BEGIN Source material
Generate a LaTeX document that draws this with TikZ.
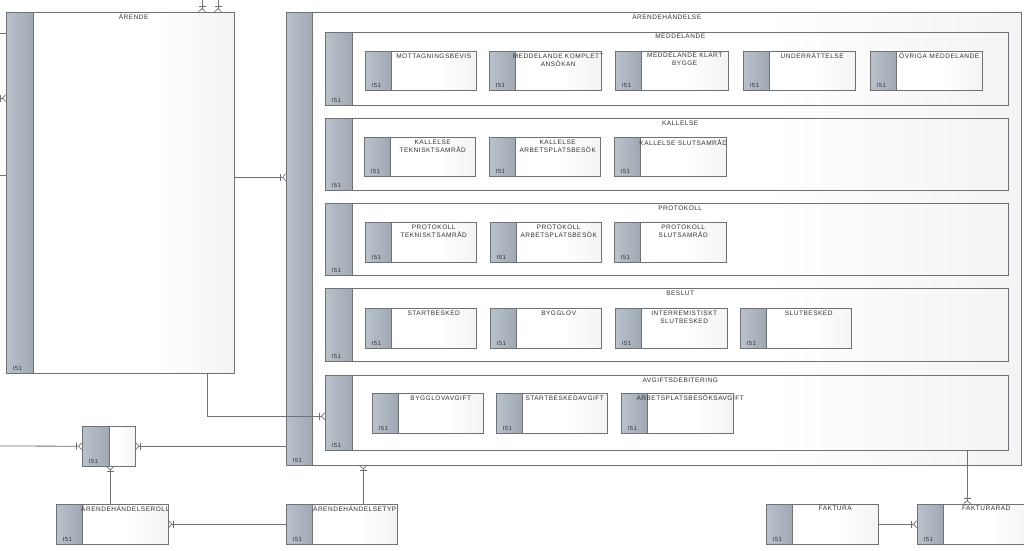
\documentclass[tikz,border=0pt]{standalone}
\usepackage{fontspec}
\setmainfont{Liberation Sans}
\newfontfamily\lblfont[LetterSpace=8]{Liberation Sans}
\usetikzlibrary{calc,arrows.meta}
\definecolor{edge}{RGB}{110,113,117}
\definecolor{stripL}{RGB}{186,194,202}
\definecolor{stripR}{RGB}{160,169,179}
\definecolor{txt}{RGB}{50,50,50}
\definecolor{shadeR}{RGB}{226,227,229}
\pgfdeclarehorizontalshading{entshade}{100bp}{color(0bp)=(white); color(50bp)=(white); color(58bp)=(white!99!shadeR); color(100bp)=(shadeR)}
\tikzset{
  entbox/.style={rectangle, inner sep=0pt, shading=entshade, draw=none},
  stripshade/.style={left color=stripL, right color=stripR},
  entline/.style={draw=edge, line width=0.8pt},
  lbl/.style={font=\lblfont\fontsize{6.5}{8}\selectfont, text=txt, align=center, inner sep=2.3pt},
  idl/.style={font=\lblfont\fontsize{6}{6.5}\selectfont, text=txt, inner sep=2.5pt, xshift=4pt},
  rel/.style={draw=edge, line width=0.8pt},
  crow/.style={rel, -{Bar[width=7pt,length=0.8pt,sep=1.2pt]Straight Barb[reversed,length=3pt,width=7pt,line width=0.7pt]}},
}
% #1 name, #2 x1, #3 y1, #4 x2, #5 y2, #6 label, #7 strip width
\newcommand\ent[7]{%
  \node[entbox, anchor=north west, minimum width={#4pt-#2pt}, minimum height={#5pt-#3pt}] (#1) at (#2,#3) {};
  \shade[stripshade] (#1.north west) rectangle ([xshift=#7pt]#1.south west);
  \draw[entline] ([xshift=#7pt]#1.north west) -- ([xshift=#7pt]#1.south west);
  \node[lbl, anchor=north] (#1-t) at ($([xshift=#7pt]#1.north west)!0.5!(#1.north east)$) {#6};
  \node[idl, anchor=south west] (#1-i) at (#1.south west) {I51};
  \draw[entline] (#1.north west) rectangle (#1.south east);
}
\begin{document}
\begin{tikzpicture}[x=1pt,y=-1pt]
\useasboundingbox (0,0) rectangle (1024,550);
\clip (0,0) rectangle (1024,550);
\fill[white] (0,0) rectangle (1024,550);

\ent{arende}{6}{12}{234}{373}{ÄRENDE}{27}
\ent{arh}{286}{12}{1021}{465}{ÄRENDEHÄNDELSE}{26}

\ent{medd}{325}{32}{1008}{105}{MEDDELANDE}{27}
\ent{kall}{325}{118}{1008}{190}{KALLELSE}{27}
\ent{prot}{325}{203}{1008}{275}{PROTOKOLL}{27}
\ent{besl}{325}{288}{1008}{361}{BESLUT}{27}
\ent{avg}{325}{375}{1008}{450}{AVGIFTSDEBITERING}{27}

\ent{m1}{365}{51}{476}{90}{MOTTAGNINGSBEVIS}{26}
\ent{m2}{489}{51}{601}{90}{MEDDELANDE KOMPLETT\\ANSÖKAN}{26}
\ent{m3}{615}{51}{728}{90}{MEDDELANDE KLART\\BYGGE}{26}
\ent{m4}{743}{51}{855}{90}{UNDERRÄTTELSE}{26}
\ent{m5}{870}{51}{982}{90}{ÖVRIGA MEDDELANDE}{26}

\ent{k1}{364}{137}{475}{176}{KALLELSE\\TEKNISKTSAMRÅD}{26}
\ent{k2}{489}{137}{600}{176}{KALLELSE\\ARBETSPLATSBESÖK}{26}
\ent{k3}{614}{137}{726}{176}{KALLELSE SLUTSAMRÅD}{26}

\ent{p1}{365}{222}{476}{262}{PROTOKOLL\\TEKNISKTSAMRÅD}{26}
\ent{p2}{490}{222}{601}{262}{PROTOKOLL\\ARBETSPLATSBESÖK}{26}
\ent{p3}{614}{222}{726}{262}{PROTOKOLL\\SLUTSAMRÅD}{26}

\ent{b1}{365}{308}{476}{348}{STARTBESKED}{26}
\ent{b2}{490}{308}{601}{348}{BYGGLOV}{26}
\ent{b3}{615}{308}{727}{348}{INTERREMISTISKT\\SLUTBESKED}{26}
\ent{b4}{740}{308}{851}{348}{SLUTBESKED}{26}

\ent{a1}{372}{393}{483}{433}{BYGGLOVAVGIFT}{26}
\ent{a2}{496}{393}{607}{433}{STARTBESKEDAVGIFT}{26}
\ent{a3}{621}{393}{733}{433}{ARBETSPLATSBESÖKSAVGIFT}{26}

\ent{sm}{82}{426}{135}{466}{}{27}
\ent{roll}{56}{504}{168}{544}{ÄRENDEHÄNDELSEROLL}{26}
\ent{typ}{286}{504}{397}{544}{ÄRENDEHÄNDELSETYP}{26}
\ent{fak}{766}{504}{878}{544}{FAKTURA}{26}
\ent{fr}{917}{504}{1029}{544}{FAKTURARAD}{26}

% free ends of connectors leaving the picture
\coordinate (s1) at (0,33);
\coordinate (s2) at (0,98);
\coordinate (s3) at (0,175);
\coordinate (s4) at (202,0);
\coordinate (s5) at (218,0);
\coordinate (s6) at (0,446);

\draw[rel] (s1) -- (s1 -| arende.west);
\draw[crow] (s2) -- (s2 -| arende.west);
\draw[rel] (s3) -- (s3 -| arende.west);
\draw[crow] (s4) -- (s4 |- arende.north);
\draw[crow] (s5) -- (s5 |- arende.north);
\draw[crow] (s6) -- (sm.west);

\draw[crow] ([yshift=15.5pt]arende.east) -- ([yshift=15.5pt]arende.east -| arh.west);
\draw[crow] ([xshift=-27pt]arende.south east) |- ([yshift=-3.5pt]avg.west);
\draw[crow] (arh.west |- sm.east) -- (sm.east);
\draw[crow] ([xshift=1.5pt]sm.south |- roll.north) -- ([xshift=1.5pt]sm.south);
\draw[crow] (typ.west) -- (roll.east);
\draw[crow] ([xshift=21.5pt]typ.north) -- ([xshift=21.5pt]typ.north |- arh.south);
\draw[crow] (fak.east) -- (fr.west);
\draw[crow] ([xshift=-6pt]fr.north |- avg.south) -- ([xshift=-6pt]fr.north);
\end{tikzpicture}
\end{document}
END Source material
## [Exercise]
Skip the images and write out the rest of the listing exactly.

## [Task solution]
Generate a LaTeX document that draws this with TikZ.
\documentclass[tikz,border=0pt]{standalone}
\usepackage{fontspec}
\setmainfont{Liberation Sans}
\newfontfamily\lblfont[LetterSpace=8]{Liberation Sans}
\usetikzlibrary{calc,arrows.meta}
\definecolor{edge}{RGB}{110,113,117}
\definecolor{stripL}{RGB}{186,194,202}
\definecolor{stripR}{RGB}{160,169,179}
\definecolor{txt}{RGB}{50,50,50}
\definecolor{shadeR}{RGB}{226,227,229}
\pgfdeclarehorizontalshading{entshade}{100bp}{color(0bp)=(white); color(50bp)=(white); color(58bp)=(white!99!shadeR); color(100bp)=(shadeR)}
\tikzset{
  entbox/.style={rectangle, inner sep=0pt, shading=entshade, draw=none},
  stripshade/.style={left color=stripL, right color=stripR},
  entline/.style={draw=edge, line width=0.8pt},
  lbl/.style={font=\lblfont\fontsize{6.5}{8}\selectfont, text=txt, align=center, inner sep=2.3pt},
  idl/.style={font=\lblfont\fontsize{6}{6.5}\selectfont, text=txt, inner sep=2.5pt, xshift=4pt},
  rel/.style={draw=edge, line width=0.8pt},
  crow/.style={rel, -{Bar[width=7pt,length=0.8pt,sep=1.2pt]Straight Barb[reversed,length=3pt,width=7pt,line width=0.7pt]}},
}
% #1 name, #2 x1, #3 y1, #4 x2, #5 y2, #6 label, #7 strip width
\newcommand\ent[7]{%
  \node[entbox, anchor=north west, minimum width={#4pt-#2pt}, minimum height={#5pt-#3pt}] (#1) at (#2,#3) {};
  \shade[stripshade] (#1.north west) rectangle ([xshift=#7pt]#1.south west);
  \draw[entline] ([xshift=#7pt]#1.north west) -- ([xshift=#7pt]#1.south west);
  \node[lbl, anchor=north] (#1-t) at ($([xshift=#7pt]#1.north west)!0.5!(#1.north east)$) {#6};
  \node[idl, anchor=south west] (#1-i) at (#1.south west) {I51};
  \draw[entline] (#1.north west) rectangle (#1.south east);
}
\begin{document}
\begin{tikzpicture}[x=1pt,y=-1pt]
\useasboundingbox (0,0) rectangle (1024,550);
\clip (0,0) rectangle (1024,550);
\fill[white] (0,0) rectangle (1024,550);

\ent{arende}{6}{12}{234}{373}{ÄRENDE}{27}
\ent{arh}{286}{12}{1021}{465}{ÄRENDEHÄNDELSE}{26}

\ent{medd}{325}{32}{1008}{105}{MEDDELANDE}{27}
\ent{kall}{325}{118}{1008}{190}{KALLELSE}{27}
\ent{prot}{325}{203}{1008}{275}{PROTOKOLL}{27}
\ent{besl}{325}{288}{1008}{361}{BESLUT}{27}
\ent{avg}{325}{375}{1008}{450}{AVGIFTSDEBITERING}{27}

\ent{m1}{365}{51}{476}{90}{MOTTAGNINGSBEVIS}{26}
\ent{m2}{489}{51}{601}{90}{MEDDELANDE KOMPLETT\\ANSÖKAN}{26}
\ent{m3}{615}{51}{728}{90}{MEDDELANDE KLART\\BYGGE}{26}
\ent{m4}{743}{51}{855}{90}{UNDERRÄTTELSE}{26}
\ent{m5}{870}{51}{982}{90}{ÖVRIGA MEDDELANDE}{26}

\ent{k1}{364}{137}{475}{176}{KALLELSE\\TEKNISKTSAMRÅD}{26}
\ent{k2}{489}{137}{600}{176}{KALLELSE\\ARBETSPLATSBESÖK}{26}
\ent{k3}{614}{137}{726}{176}{KALLELSE SLUTSAMRÅD}{26}

\ent{p1}{365}{222}{476}{262}{PROTOKOLL\\TEKNISKTSAMRÅD}{26}
\ent{p2}{490}{222}{601}{262}{PROTOKOLL\\ARBETSPLATSBESÖK}{26}
\ent{p3}{614}{222}{726}{262}{PROTOKOLL\\SLUTSAMRÅD}{26}

\ent{b1}{365}{308}{476}{348}{STARTBESKED}{26}
\ent{b2}{490}{308}{601}{348}{BYGGLOV}{26}
\ent{b3}{615}{308}{727}{348}{INTERREMISTISKT\\SLUTBESKED}{26}
\ent{b4}{740}{308}{851}{348}{SLUTBESKED}{26}

\ent{a1}{372}{393}{483}{433}{BYGGLOVAVGIFT}{26}
\ent{a2}{496}{393}{607}{433}{STARTBESKEDAVGIFT}{26}
\ent{a3}{621}{393}{733}{433}{ARBETSPLATSBESÖKSAVGIFT}{26}

\ent{sm}{82}{426}{135}{466}{}{27}
\ent{roll}{56}{504}{168}{544}{ÄRENDEHÄNDELSEROLL}{26}
\ent{typ}{286}{504}{397}{544}{ÄRENDEHÄNDELSETYP}{26}
\ent{fak}{766}{504}{878}{544}{FAKTURA}{26}
\ent{fr}{917}{504}{1029}{544}{FAKTURARAD}{26}

% free ends of connectors leaving the picture
\coordinate (s1) at (0,33);
\coordinate (s2) at (0,98);
\coordinate (s3) at (0,175);
\coordinate (s4) at (202,0);
\coordinate (s5) at (218,0);
\coordinate (s6) at (0,446);

\draw[rel] (s1) -- (s1 -| arende.west);
\draw[crow] (s2) -- (s2 -| arende.west);
\draw[rel] (s3) -- (s3 -| arende.west);
\draw[crow] (s4) -- (s4 |- arende.north);
\draw[crow] (s5) -- (s5 |- arende.north);
\draw[crow] (s6) -- (sm.west);

\draw[crow] ([yshift=15.5pt]arende.east) -- ([yshift=15.5pt]arende.east -| arh.west);
\draw[crow] ([xshift=-27pt]arende.south east) |- ([yshift=-3.5pt]avg.west);
\draw[crow] (arh.west |- sm.east) -- (sm.east);
\draw[crow] ([xshift=1.5pt]sm.south |- roll.north) -- ([xshift=1.5pt]sm.south);
\draw[crow] (typ.west) -- (roll.east);
\draw[crow] ([xshift=21.5pt]typ.north) -- ([xshift=21.5pt]typ.north |- arh.south);
\draw[crow] (fak.east) -- (fr.west);
\draw[crow] ([xshift=-6pt]fr.north |- avg.south) -- ([xshift=-6pt]fr.north);
\end{tikzpicture}
\end{document}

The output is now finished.